In my community engagement work, I’ve felt too often that I’ve reached only people who have already drunk the engagement kool-aid. I mean, who’s going to seek out research on audience unless they already know it’s important? Who’s going to follow a fellow’s blog, if not to find out more about something they already find interesting?
But what about the people who don’t already know they should be paying attention?
If anything I’ve done all year has the potential to help change cultures of non-believers, or at least the uninitiated, the discussion guide that published last night is it.
“Community engagement: A practical conversation for newsrooms” is the final product of my RJI fellowship. And I’ve known all year that it, or something like it, would be more useful and more understandable than my other reports.
Not that all journalists everywhere haven’t been on the edge of their seats reading the report from the seminar I hosted on measuring engagement, my PhD student’s report about the concept of engagement in other disciplines and the survey of the audience habits of 500 daily newspaper editors.
I mean, what’s not to love?
My goals for this engagement guide are:
— To reinforce that, when it comes to audience relationships, different strategies are right for different newsrooms.
— To empower any journalist to get conversations started in her own newsroom, regardless of her level of authority.
— To keep the focus on concrete solutions and ideas.

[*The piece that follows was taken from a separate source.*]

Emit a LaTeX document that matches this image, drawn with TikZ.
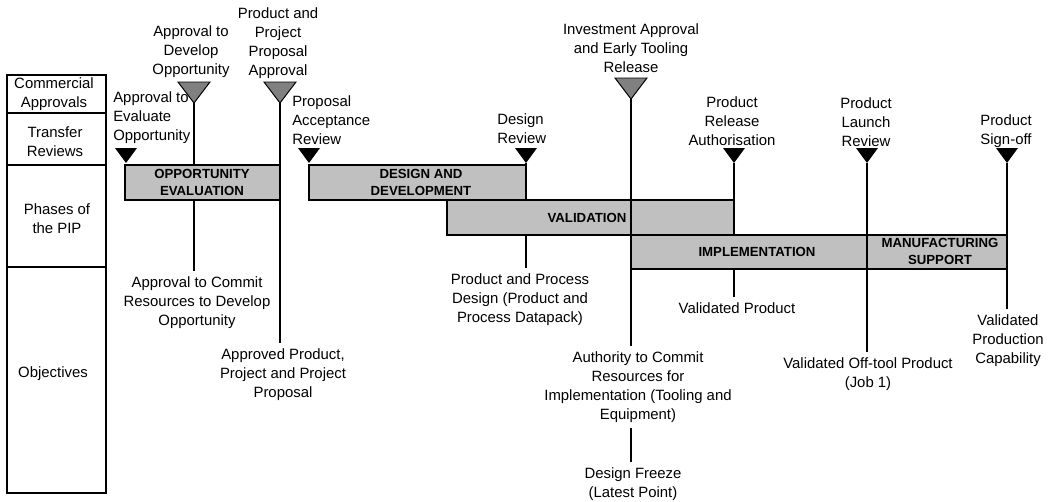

A lot of the strategies in the guide came directly from newsrooms I interviewed over the course of my fellowship. Others I read about, adapted from other industries or dreamed up on my own. Some are much more radical than others.
Some could be right for one newsroom and absolutely wrong for another — which is why the guide is not prescriptive. It is meant as an aide, a conversation starter and a reinforcer. It gets more fun for me the more I get to help specific newsrooms drill down about what will work for them.
I’ve been working on this off and on for months, and I’m excited to get to share it. But I won’t really feel good about it until I hear that people are using it, and that it’s helping. So please take a few minutes and send me your feedback and anecdotes if you can. I’ll be using the guide, too, with my new Community Outreach team at the Columbia Missourian. I’m lucky enough to have a real newsroom to experiment in after my fellowship year.
p.s. A huge thanks to Melanie Sill, a USC Annenberg executive in residence, for the far-too-complimentary write-up about my work on the Knight Digital Media Center blog this morning. The “minister of engagement” title makes me want to read the whole thing in a British accent and come to work in robes!